In a letter to the Sacramento Bee that was published Tuesday, bar association president Luis Rodriguez reiterated that his organization’s efforts are solely for the purpose of protecting the public from non-attorneys improperly practicing law. The bar had thrown its support behind a 2013 bill in the California State Assembly which would have allowed the bar association to levy fines and collect legal fees against people engaged in the unauthorized practice of law. Rodriguez had taken issue with an editorial in the Bee from April 22, which argued that the bill was superfluous since the unauthorized practice of law is already a crime. The previous editorial also cited accusations that the bar association wanted to use the bill as a means of squeezing money out of nonmembers as well as cracking down on do-it-yourself legal form providers.
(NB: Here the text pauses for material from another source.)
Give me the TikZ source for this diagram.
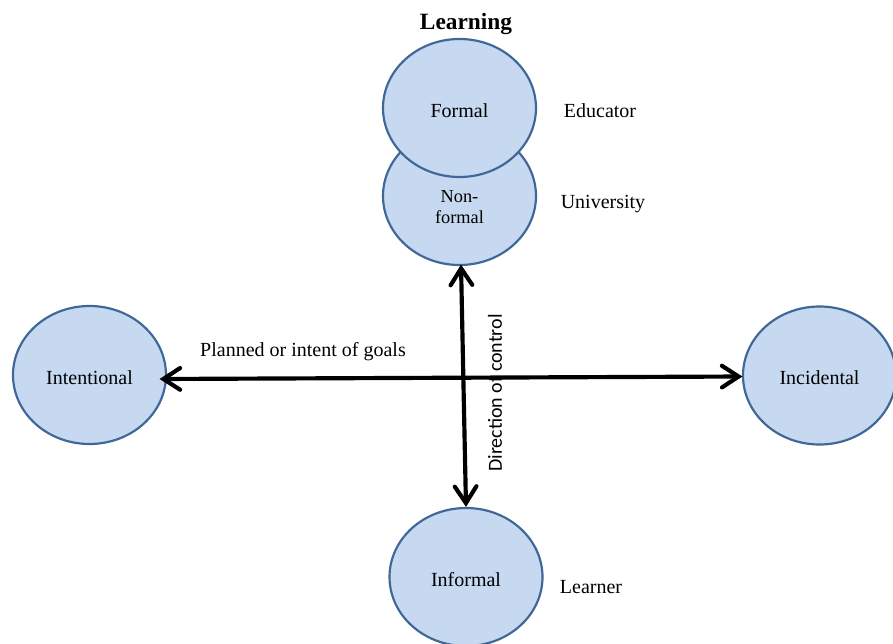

“This was done in the face of overwhelming evidence of harmful conduct by nonlawyers exploiting immigrants’ hopes of immigration reform by Congress,” Rodriguez said in the letter. Rodriguez also stated that the money collected under its proposed powers would go to a restitution fund for victims of nonlawyers. “None of the money would go to the State Bar,” said Rodriguez. “Nor would the bar collect attorney’s fees.”

The previous bill was vetoed by Gov. Jerry Brown in October 2013. “We already have adequate enforcement mechanisms and remedies to stop the unlicensed practice of law through the existing powers of the State Bar or through the authority of the attorney general and local prosecutors to bring civil and criminal actions,” Brown said in his veto statement. The earlier editorial claimed that earlier this month the bill’s supporters had tried to slip the same provisions into a different bill while Assembly members were on spring break in the hopes that no one would notice.

Rodriguez, however, took issue with that claim, stating that the bar was seeking to formally reintroduce the bill and that the bill would go through a full slate of hearings in both the Assembly and the California state senate.